— start Dataset section —
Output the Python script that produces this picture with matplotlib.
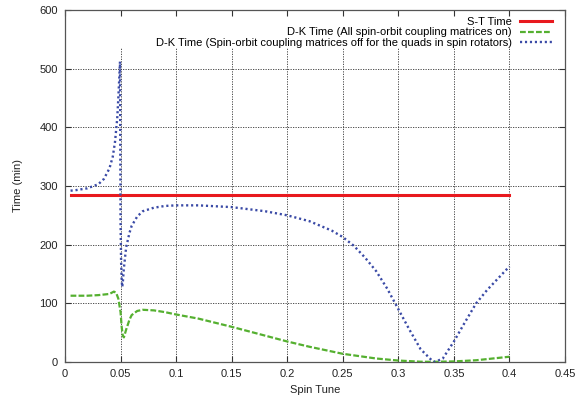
import matplotlib
matplotlib.use("Agg")
import matplotlib.pyplot as plt

plt.rcParams['font.family'] = ['Liberation Sans', 'DejaVu Sans']

# ---- data ----
st_x = [0.005, 0.4]
st_y = [285, 285]

dk_all_x = [0.005, 0.02, 0.03, 0.04, 0.044, 0.046, 0.048, 0.05, 0.051, 0.052, 0.053,
            0.055, 0.058, 0.06, 0.065, 0.07, 0.08, 0.09, 0.1, 0.12, 0.15, 0.18, 0.2,
            0.22, 0.25, 0.28, 0.3, 0.32, 0.33, 0.35, 0.37, 0.4]
dk_all_y = [113, 113, 114, 116, 120, 118, 108, 85, 60, 45, 42,
            55, 72, 80, 87, 89, 88, 85, 81, 74, 60, 45, 35,
            26, 14, 6, 2.5, 0.5, 0.3, 1, 3, 9]

dk_off_x = [0.005, 0.01, 0.02, 0.03, 0.035, 0.04, 0.043, 0.045, 0.047, 0.048, 0.049,
            0.0495, 0.0500, 0.0505, 0.051, 0.0515, 0.052, 0.053, 0.055, 0.058, 0.06,
            0.065, 0.07, 0.08, 0.09, 0.1, 0.12, 0.15, 0.18, 0.2, 0.22, 0.24, 0.25,
            0.26, 0.27, 0.28, 0.29, 0.3, 0.31, 0.32, 0.33, 0.333, 0.34, 0.35, 0.36,
            0.37, 0.38, 0.39, 0.4]
dk_off_y = [292, 293, 296, 303, 312, 330, 350, 375, 415, 450, 490,
            512, 240, 170, 140, 128, 135, 160, 195, 220, 232,
            248, 257, 263, 266, 267, 267, 264, 257, 250, 240, 224, 213,
            198, 178, 155, 125, 90, 55, 22, 3, 0, 6, 35, 68,
            100, 123, 143, 163]

x_ticks = [0, 0.05, 0.1, 0.15, 0.2, 0.25, 0.3, 0.35, 0.4, 0.45]
x_tick_labels = ['0', '0.05', '0.1', '0.15', '0.2', '0.25', '0.3', '0.35', '0.4', '0.45']
y_ticks = [0, 100, 200, 300, 400, 500, 600]

labels = ['S-T Time',
          'D-K Time (All spin-orbit coupling matrices on)',
          'D-K Time (Spin-orbit coupling matrices off for the quads in spin rotators)']

# ---- figure ----
fig = plt.figure(figsize=(5.84, 3.99), dpi=100)
ax = fig.add_axes([0.1113, 0.0927, 0.8562, 0.8823])

ax.set_xlim(0, 0.45)
ax.set_ylim(0, 600)
ax.set_xticks(x_ticks)
ax.set_xticklabels(x_tick_labels)
ax.set_yticks(y_ticks)

grid_top = 0.892
for xv in x_ticks[1:-1]:
    ax.axvline(xv, ymin=0, ymax=grid_top, color='#333333', lw=0.6,
               ls=(0, (1.5, 1.5)), zorder=1)
for yv in y_ticks[1:-1]:
    ax.axhline(yv, color='#333333', lw=0.6, ls=(0, (1.5, 1.5)), zorder=1)

ax.plot(st_x, st_y, color='#e8191e', lw=2.2, label=labels[0], zorder=3)
ax.plot(dk_all_x, dk_all_y, color='#55b030', lw=1.6, ls=(0, (2.6, 1.0)),
        label=labels[1], zorder=3)
ax.plot(dk_off_x, dk_off_y, color='#3a4aa6', lw=1.7, ls=(0, (0.9, 1.2)),
        label=labels[2], zorder=3)

leg = ax.legend(loc='upper right', bbox_to_anchor=(0.988, 1.0),
                markerfirst=False, frameon=False,
                fontsize=8, handlelength=2.9, labelspacing=0.02,
                handletextpad=0.7, borderaxespad=0.35, borderpad=0.3)

for s in ax.spines.values():
    s.set_color('#555555')
    s.set_linewidth(0.9)
ax.tick_params(direction='in', top=True, right=True, length=4, width=0.8,
               color='#333333', labelsize=8, labelcolor='#222222', pad=5)

ax.set_xlabel('Spin Tune', fontsize=8, color='#222222', labelpad=4)
ax.set_ylabel('Time (min)', fontsize=8, color='#222222', labelpad=12)

fig.savefig('out.png', dpi=100)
— end Dataset section —
Job:
Give every line back word for word and leave the pictures out.

Answer to the exercise:
Output the Python script that produces this picture with matplotlib.
import matplotlib
matplotlib.use("Agg")
import matplotlib.pyplot as plt

plt.rcParams['font.family'] = ['Liberation Sans', 'DejaVu Sans']

# ---- data ----
st_x = [0.005, 0.4]
st_y = [285, 285]

dk_all_x = [0.005, 0.02, 0.03, 0.04, 0.044, 0.046, 0.048, 0.05, 0.051, 0.052, 0.053,
            0.055, 0.058, 0.06, 0.065, 0.07, 0.08, 0.09, 0.1, 0.12, 0.15, 0.18, 0.2,
            0.22, 0.25, 0.28, 0.3, 0.32, 0.33, 0.35, 0.37, 0.4]
dk_all_y = [113, 113, 114, 116, 120, 118, 108, 85, 60, 45, 42,
            55, 72, 80, 87, 89, 88, 85, 81, 74, 60, 45, 35,
            26, 14, 6, 2.5, 0.5, 0.3, 1, 3, 9]

dk_off_x = [0.005, 0.01, 0.02, 0.03, 0.035, 0.04, 0.043, 0.045, 0.047, 0.048, 0.049,
            0.0495, 0.0500, 0.0505, 0.051, 0.0515, 0.052, 0.053, 0.055, 0.058, 0.06,
            0.065, 0.07, 0.08, 0.09, 0.1, 0.12, 0.15, 0.18, 0.2, 0.22, 0.24, 0.25,
            0.26, 0.27, 0.28, 0.29, 0.3, 0.31, 0.32, 0.33, 0.333, 0.34, 0.35, 0.36,
            0.37, 0.38, 0.39, 0.4]
dk_off_y = [292, 293, 296, 303, 312, 330, 350, 375, 415, 450, 490,
            512, 240, 170, 140, 128, 135, 160, 195, 220, 232,
            248, 257, 263, 266, 267, 267, 264, 257, 250, 240, 224, 213,
            198, 178, 155, 125, 90, 55, 22, 3, 0, 6, 35, 68,
            100, 123, 143, 163]

x_ticks = [0, 0.05, 0.1, 0.15, 0.2, 0.25, 0.3, 0.35, 0.4, 0.45]
x_tick_labels = ['0', '0.05', '0.1', '0.15', '0.2', '0.25', '0.3', '0.35', '0.4', '0.45']
y_ticks = [0, 100, 200, 300, 400, 500, 600]

labels = ['S-T Time',
          'D-K Time (All spin-orbit coupling matrices on)',
          'D-K Time (Spin-orbit coupling matrices off for the quads in spin rotators)']

# ---- figure ----
fig = plt.figure(figsize=(5.84, 3.99), dpi=100)
ax = fig.add_axes([0.1113, 0.0927, 0.8562, 0.8823])

ax.set_xlim(0, 0.45)
ax.set_ylim(0, 600)
ax.set_xticks(x_ticks)
ax.set_xticklabels(x_tick_labels)
ax.set_yticks(y_ticks)

grid_top = 0.892
for xv in x_ticks[1:-1]:
    ax.axvline(xv, ymin=0, ymax=grid_top, color='#333333', lw=0.6,
               ls=(0, (1.5, 1.5)), zorder=1)
for yv in y_ticks[1:-1]:
    ax.axhline(yv, color='#333333', lw=0.6, ls=(0, (1.5, 1.5)), zorder=1)

ax.plot(st_x, st_y, color='#e8191e', lw=2.2, label=labels[0], zorder=3)
ax.plot(dk_all_x, dk_all_y, color='#55b030', lw=1.6, ls=(0, (2.6, 1.0)),
        label=labels[1], zorder=3)
ax.plot(dk_off_x, dk_off_y, color='#3a4aa6', lw=1.7, ls=(0, (0.9, 1.2)),
        label=labels[2], zorder=3)

leg = ax.legend(loc='upper right', bbox_to_anchor=(0.988, 1.0),
                markerfirst=False, frameon=False,
                fontsize=8, handlelength=2.9, labelspacing=0.02,
                handletextpad=0.7, borderaxespad=0.35, borderpad=0.3)

for s in ax.spines.values():
    s.set_color('#555555')
    s.set_linewidth(0.9)
ax.tick_params(direction='in', top=True, right=True, length=4, width=0.8,
               color='#333333', labelsize=8, labelcolor='#222222', pad=5)

ax.set_xlabel('Spin Tune', fontsize=8, color='#222222', labelpad=4)
ax.set_ylabel('Time (min)', fontsize=8, color='#222222', labelpad=12)

fig.savefig('out.png', dpi=100)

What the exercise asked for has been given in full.